Ask people to describe how a game of water polo works and many might draw a blank when it comes to this competitive sport.
The seven-sided game, played by swimmers in a pool, is somewhat reminiscent of a game of football where, using water as a pitch, players throw a ball into their opponents’ net.
And it is a sport that has a vast history spanning over 100 years, with one leading club here in Sheffield.
Players from the City of Sheffield Water Polo club split their time between Ponds Forge and Graves Tennis and Leisure Centre.
The club was formed in 2001 from one of the country’s oldest water polo clubs, the Sheffield Dolphins and the Sheffield Sharks, and since has been awarded ‘Beacon’ status, an accolade that puts them in the same ranks with Sheffield’s swimming and diving clubs.
After receiving funding in 2014 from Swim England, the club were able to set up a team for younger children, and are now on the hunt for more members.
The club itself is divided into three sections - with players categorised not necessarily by age, but ability.
Younger children join the ranks with the Monsters, who train at the Graves Leisure Centre, which is itself split into five tiers. The senior section, at Ponds Forge, is made up of four teams - two men’s and two women’s.
Monsters’ coach Gabby Williams said: “That’s formed of any ages after the junior teams which are under 12s, under 14s and under 16s. When they’re around 14 or 15 years old they start training with the seniors at Ponds Forge so they get used to playing with them. It’s invite only, and this way they get experience.”
Donning a numbered or coloured cap and swimwear, players must tread water in a game that typically consists of four quarters, lasting around eight minutes each.
Throughout the years, the club has had numerous players be selected to represent the North East region and England.
More recent successes include Connor Carpenter who played for Great Britain with the under 19s, and Joel Abbott and Chris Armstrong who, as part of a team, were crowned winners of the EU Nations Water Polo Tournament in the Czech Republic last month.
Development is key in the club, which sees many players go on to become coaches.
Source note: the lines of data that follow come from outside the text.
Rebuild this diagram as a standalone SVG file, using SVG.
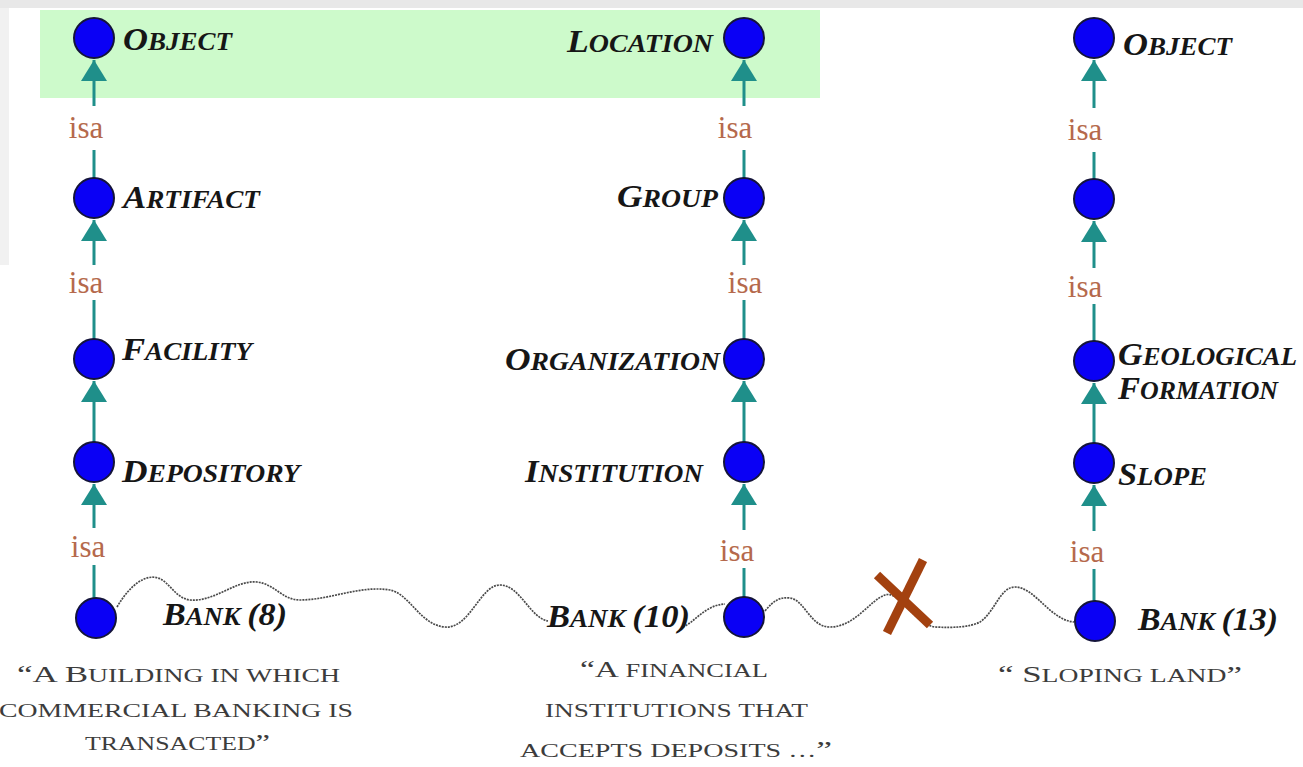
<svg xmlns="http://www.w3.org/2000/svg" width="1303" height="767" viewBox="0 0 1303 767">
<style>
.lbl{font-family:"Liberation Serif","Times New Roman",serif;font-weight:bold;font-style:italic;fill:#161616;font-size:25px}
.lbl .b{font-size:32px}
.def{font-family:"Liberation Serif","Times New Roman",serif;fill:#3c3c3c;font-size:19px}
.def .b{font-size:24px}
.isa{font-family:"Liberation Serif","Times New Roman",serif;fill:#b5694c;font-size:31px;text-anchor:middle}
.node{fill:#0a00f5;stroke:#14143a;stroke-width:2}
.edge{stroke:#1f8f8a;stroke-width:3;fill:none}
.wave{stroke:#4a4a4a;stroke-width:1.7;fill:none;stroke-dasharray:2 1}
.cross{stroke:#a3410f;stroke-width:9;stroke-linecap:butt}
</style>
<defs>
<marker id="arr" viewBox="0 0 21 26" refX="21" refY="13" markerWidth="21" markerHeight="26" orient="auto" markerUnits="userSpaceOnUse">
<path d="M0,0 L21,13 L0,26 z" fill="#1f8f8a"/>
</marker>
</defs>
<rect x="0" y="0" width="1303" height="767" fill="#ffffff"/>
<rect x="0" y="0" width="1303" height="8" fill="#e8e8e8"/>
<rect x="0" y="8" width="9" height="257" fill="#f1f1f1"/>
<rect x="40" y="10" width="780" height="88" fill="#cdfacb"/>

<g id="connectors">
<!-- column 1 -->
<line class="edge" x1="94" y1="178" x2="94" y2="150"/>
<line class="edge" x1="94" y1="106" x2="94" y2="60" marker-end="url(#arr)"/>
<line class="edge" x1="94" y1="339" x2="94" y2="300"/>
<line class="edge" x1="94" y1="265" x2="94" y2="220" marker-end="url(#arr)"/>
<line class="edge" x1="94" y1="442" x2="94" y2="381" marker-end="url(#arr)"/>
<line class="edge" x1="94" y1="598" x2="94" y2="565"/>
<line class="edge" x1="94" y1="528" x2="94" y2="484" marker-end="url(#arr)"/>
<!-- column 2 -->
<line class="edge" x1="744" y1="178" x2="744" y2="150"/>
<line class="edge" x1="744" y1="106" x2="744" y2="60" marker-end="url(#arr)"/>
<line class="edge" x1="744" y1="339" x2="744" y2="300"/>
<line class="edge" x1="744" y1="265" x2="744" y2="220" marker-end="url(#arr)"/>
<line class="edge" x1="744" y1="442" x2="744" y2="381" marker-end="url(#arr)"/>
<line class="edge" x1="744" y1="597" x2="744" y2="568"/>
<line class="edge" x1="744" y1="530" x2="744" y2="484" marker-end="url(#arr)"/>
<!-- column 3 -->
<line class="edge" x1="1094" y1="179" x2="1094" y2="152"/>
<line class="edge" x1="1094" y1="108" x2="1094" y2="60" marker-end="url(#arr)"/>
<line class="edge" x1="1094" y1="341" x2="1094" y2="304"/>
<line class="edge" x1="1094" y1="268" x2="1094" y2="221" marker-end="url(#arr)"/>
<line class="edge" x1="1094" y1="443" x2="1094" y2="383" marker-end="url(#arr)"/>
<line class="edge" x1="1094" y1="601" x2="1094" y2="569"/>
<line class="edge" x1="1094" y1="531" x2="1094" y2="485" marker-end="url(#arr)"/>
<!-- isa labels -->
<text class="isa" x="86" y="138">isa</text>
<text class="isa" x="86" y="293">isa</text>
<text class="isa" x="88" y="557">isa</text>
<text class="isa" x="735" y="138">isa</text>
<text class="isa" x="745" y="293">isa</text>
<text class="isa" x="737" y="561">isa</text>
<text class="isa" x="1085" y="140">isa</text>
<text class="isa" x="1085" y="297">isa</text>
<text class="isa" x="1087" y="562">isa</text>
<!-- wavy similarity lines -->
<path class="wave" d="M117,607 C130,585 145,574 158,578 C170,582 175,598 190,600 C215,602 235,580 257,582 C275,584 282,600 300,600 C330,600 360,585 390,590 C410,594 420,625 445,627 C470,629 480,585 500,585 C520,585 530,618 548,621"/>
<path class="wave" d="M683,627 C695,622 705,605 725,604"/>
<path class="wave" d="M765,611 C774,600 780,597 790,598 C805,600 810,627 830,627 C855,627 870,600 885,595 C900,590 915,625 935,627 C955,628 970,627 980,622 C995,612 1000,587 1015,587 C1035,587 1050,620 1074,622"/>
<line class="cross" x1="877" y1="575" x2="930" y2="625"/>
<line class="cross" x1="923" y1="560" x2="887" y2="633"/>
</g>

<g id="n-object1"><circle class="node" cx="94" cy="38" r="20"/>
<text class="lbl" x="123" y="50" textLength="109" lengthAdjust="spacingAndGlyphs" fill="#1a2c1a"><tspan class="b">O</tspan>BJECT</text></g>
<g id="n-artifact"><circle class="node" cx="94" cy="198" r="20"/>
<text class="lbl" x="123" y="208" textLength="137" lengthAdjust="spacingAndGlyphs"><tspan class="b">A</tspan>RTIFACT</text></g>
<g id="n-facility"><circle class="node" cx="94" cy="359" r="20"/>
<text class="lbl" x="122" y="360" textLength="130" lengthAdjust="spacingAndGlyphs"><tspan class="b">F</tspan>ACILITY</text></g>
<g id="n-depository"><circle class="node" cx="94" cy="462" r="20"/>
<text class="lbl" x="122" y="482" textLength="178" lengthAdjust="spacingAndGlyphs"><tspan class="b">D</tspan>EPOSITORY</text></g>
<g id="n-bank8"><circle class="node" cx="96" cy="618" r="20"/>
<text class="lbl" x="163" y="625" textLength="124" lengthAdjust="spacingAndGlyphs"><tspan class="b">B</tspan>ANK <tspan class="b">(8)</tspan></text>
<text class="def" x="17" y="682" textLength="323" lengthAdjust="spacingAndGlyphs"><tspan class="b">“A B</tspan>UILDING IN WHICH</text>
<text class="def" x="-1" y="717" textLength="354" lengthAdjust="spacingAndGlyphs">COMMERCIAL BANKING IS</text>
<text class="def" x="85" y="750" textLength="185" lengthAdjust="spacingAndGlyphs">TRANSACTED<tspan class="b">”</tspan></text></g>

<g id="n-location"><circle class="node" cx="744" cy="38" r="20"/>
<text class="lbl" x="567" y="52" textLength="146" lengthAdjust="spacingAndGlyphs" fill="#1a2c1a"><tspan class="b">L</tspan>OCATION</text></g>
<g id="n-group"><circle class="node" cx="744" cy="198" r="20"/>
<text class="lbl" x="617" y="207" textLength="101" lengthAdjust="spacingAndGlyphs"><tspan class="b">G</tspan>ROUP</text></g>
<g id="n-organization"><circle class="node" cx="744" cy="359" r="20"/>
<text class="lbl" x="505" y="370" textLength="215" lengthAdjust="spacingAndGlyphs"><tspan class="b">O</tspan>RGANIZATION</text></g>
<g id="n-institution"><circle class="node" cx="744" cy="462" r="20"/>
<text class="lbl" x="525" y="482" textLength="178" lengthAdjust="spacingAndGlyphs"><tspan class="b">I</tspan>NSTITUTION</text></g>
<g id="n-bank10"><circle class="node" cx="744" cy="617" r="20"/>
<text class="lbl" x="547" y="627" textLength="143" lengthAdjust="spacingAndGlyphs"><tspan class="b">B</tspan>ANK <tspan class="b">(10)</tspan></text>
<text class="def" x="580" y="677" textLength="188" lengthAdjust="spacingAndGlyphs"><tspan class="b">“A</tspan> FINANCIAL</text>
<text class="def" x="545" y="717" textLength="263" lengthAdjust="spacingAndGlyphs">INSTITUTIONS THAT</text>
<text class="def" x="520" y="757" textLength="312" lengthAdjust="spacingAndGlyphs">ACCEPTS DEPOSITS …<tspan class="b">”</tspan></text></g>

<g id="n-object3"><circle class="node" cx="1094" cy="38" r="20"/>
<text class="lbl" x="1123" y="55" textLength="109" lengthAdjust="spacingAndGlyphs"><tspan class="b">O</tspan>BJECT</text></g>
<g id="n-unnamed"><circle class="node" cx="1094" cy="199" r="20"/></g>
<g id="n-geological"><circle class="node" cx="1094" cy="361" r="20"/>
<text class="lbl" x="1118" y="365" textLength="179" lengthAdjust="spacingAndGlyphs"><tspan class="b">G</tspan>EOLOGICAL</text>
<text class="lbl" x="1118" y="399" textLength="160" lengthAdjust="spacingAndGlyphs"><tspan class="b">F</tspan>ORMATION</text></g>
<g id="n-slope"><circle class="node" cx="1094" cy="463" r="20"/>
<text class="lbl" x="1118" y="485" textLength="89" lengthAdjust="spacingAndGlyphs"><tspan class="b">S</tspan>LOPE</text></g>
<g id="n-bank13"><circle class="node" cx="1095" cy="621" r="20"/>
<text class="lbl" x="1138" y="630" textLength="140" lengthAdjust="spacingAndGlyphs"><tspan class="b">B</tspan>ANK <tspan class="b">(13)</tspan></text>
<text class="def" x="998" y="682" textLength="244" lengthAdjust="spacingAndGlyphs"><tspan class="b">“ S</tspan>LOPING LAND<tspan class="b">”</tspan></text></g>
</svg>
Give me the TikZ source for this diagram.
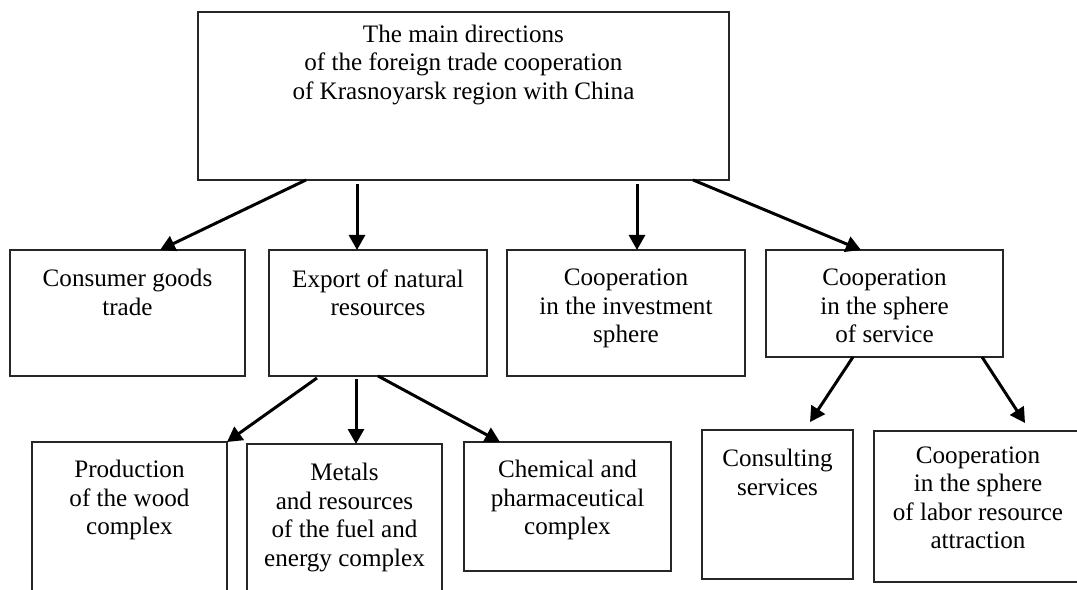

While you might think such a large team of varying ages and genders struggles to work in unison, Gabby begs to differ.
“Everybody in the club gets on, our ethos is that we’re a club and we’re a team.”
The younger sections recently took part in fundraising efforts, which saw them raise over £1,600 for Sport Relief and new kit.
Gabby added: “We are always advertising for new players. And we’re always open to new people coming in and joining.
“We welcome all abilities and all ages, all genders. We are an evolving club.”
The game is not just for swimming novices, but some ability is key.
”Obviously they need to be able to swim,” she explains. “But even some of the younger ones who have been through that aren’t as strong, they learn to swim through water polo.”
Water polo has been played at the Olympic Games since being introduced in 1900, which saw men’s water polo become the first team sport at the games held in Paris.
However it wasn’t until more recently at the games held in Sydney where women’s water polo was introduced as a sport around 18 years ago.